Today marks the start of the highly anticipated Supreme Court hearing in a test case brought by the Financial Conduct Authority (FCA) against eight insurers for Business Interruption insurance.
At the start of the coronavirus pandemic, the vast majority of insurers who provided disease and non-damage extensions to their business interruption wordings denied claims submitted in relation to COVID-19 under these extensions. However, following expedited proceedings brought by the FCA under the Test Case regime to the High Court, the court rejected the causation arguments raised collectively by insurers and found largely in favour of policyholders in relation to the sample wordings it considered.
Whilst it was hoped that the parties would be able to reach agreement so that certainty could be achieved and an appeal would not be necessary, this did not occur. Six out of eight of the insurers who were involved in the test case were given permission to leapfrog appeal to the Supreme Court, bypassing the Court of Appeal, with only RSA dropping its appeal in relation to its RSA4 (Marsh/Resilience) Wording. The FCA has also appealed in respect of two of the policy types where the High Court found against the policyholders (QBE 2 and 3) and in relation to the more restrictive interpretations of some of the denial of access and hybrid wordings (i.e. those which contain cover for prevention of access and disease).
Insurers and policyholders will be closely watching the outcome of this case.
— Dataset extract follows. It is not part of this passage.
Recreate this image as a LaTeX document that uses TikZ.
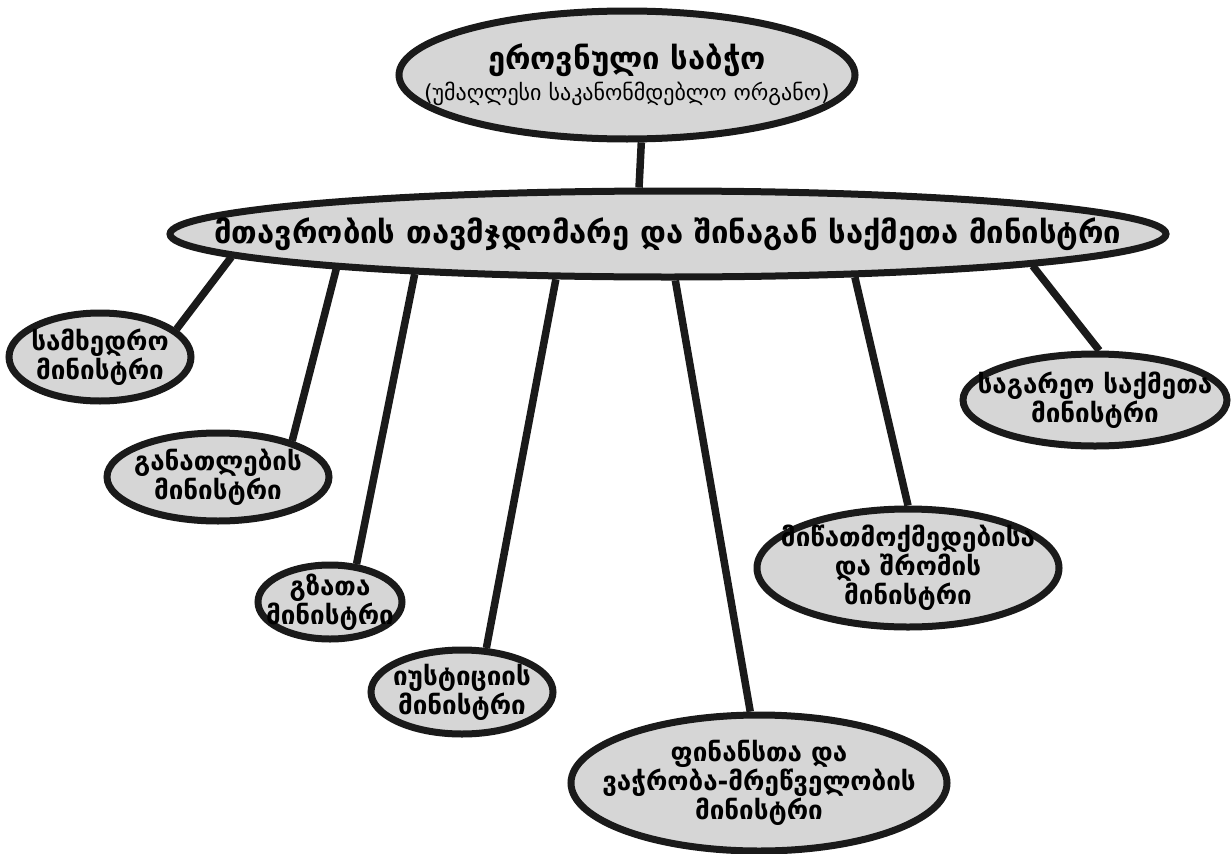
\documentclass[tikz,border=0pt]{standalone}
\usepackage{fontspec}
\setmainfont{DejaVu Sans}
\usepackage{xcolor}
\usepackage{tikz}
\usetikzlibrary{shapes.geometric}
\definecolor{ovalgray}{HTML}{D6D6D6}
\definecolor{inkblack}{HTML}{1A1A1A}

\begin{document}
\begin{tikzpicture}[x=1pt,y=-1pt,
	oval/.style={ellipse,draw=inkblack,line width=7pt,fill=ovalgray,inner xsep=-45pt,inner ysep=-8pt,
		align=center,font=\bfseries\fontsize{26}{29}\selectfont},
	link/.style={draw=inkblack,line width=7.5pt}]
	\useasboundingbox (0,0) rectangle (1232,854);
	\node[oval,minimum width=456,minimum height=128] (council) at (627,75)
		{{\fontsize{31}{34}\selectfont ეროვნული საბჭო}\\[2pt]{\mdseries\fontsize{22}{24}\selectfont (უმაღლესი საკანონმდებლო ორგანო)}};
	\node[oval,minimum width=996,minimum height=86,inner xsep=-110pt,
		font=\bfseries\fontsize{31}{34}\selectfont] (premier) at (668,234)
		{მთავრობის თავმჯდომარე და შინაგან საქმეთა მინისტრი};
	\node[oval,minimum width=182,minimum height=88] (military) at (100,357) {სამხედრო\\მინისტრი};
	\node[oval,minimum width=222,minimum height=88] (education) at (218,477) {განათლების\\მინისტრი};
	\node[oval,minimum width=144,minimum height=74] (roads) at (330,602) {გზათა\\მინისტრი};
	\node[oval,minimum width=182,minimum height=84] (justice) at (462,692) {იუსტიციის\\მინისტრი};
	\node[oval,minimum width=376,minimum height=136] (finance) at (759,783)
		{ფინანსთა და\\ვაჭრობა-მრეწველობის\\მინისტრი};
	\node[oval,minimum width=302,minimum height=118,inner ysep=-15pt] (agriculture) at (908,568)
		{მიწათმოქმედებისა\\და შრომის\\მინისტრი};
	\node[oval,minimum width=264,minimum height=92] (foreign) at (1095,400)
		{საგარეო საქმეთა\\მინისტრი};
	% connectors
	\draw[link] (council.282) -- (premier.122.5);
	\draw[link] (premier.183.7) -- (military.20);
	\draw[link] (premier.186.4) -- (education.26);
	\draw[link] (premier.189.3) -- (roads.55);
	\draw[link] (premier.202.1) -- (justice.61);
	\draw[link] (premier.279) -- (finance.97);
	\draw[link] (premier.347.7) -- (agriculture.90);
	\draw[link] (premier.355.6) -- (foreign.85);
\end{tikzpicture}
\end{document}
Whilst there will be no further legal avenues to pursue after the Supreme Court judgment on the issues involved in the appeal, there could be scope to argue other allied points, which have not been considered as part of the test case. Should the Supreme Court largely follow the decision of the High Court, then this is likely to pave the way for policyholders to argue what are known as aggregation points under their policies. Aggregation, simply put how many occurrences there are under a policy, is a very fact specific and complex area. However, it will provide fertile territory for policyholders to argue that they have incurred several different occurrences of loss under their policies, leading in principle to multiple claims per policy and thereby considerably upping the potential bill for insurers.
The thousands of businesses with disease or non-damage denial of access wordings in their policies should take immediate action if they have not already done so to review their policy and take all necessary steps to maintain and pursue their claim. Great care should be taken to ensure that policy conditions in relation to notification and provision of information are met to avoid alternative arguments to deny coverage.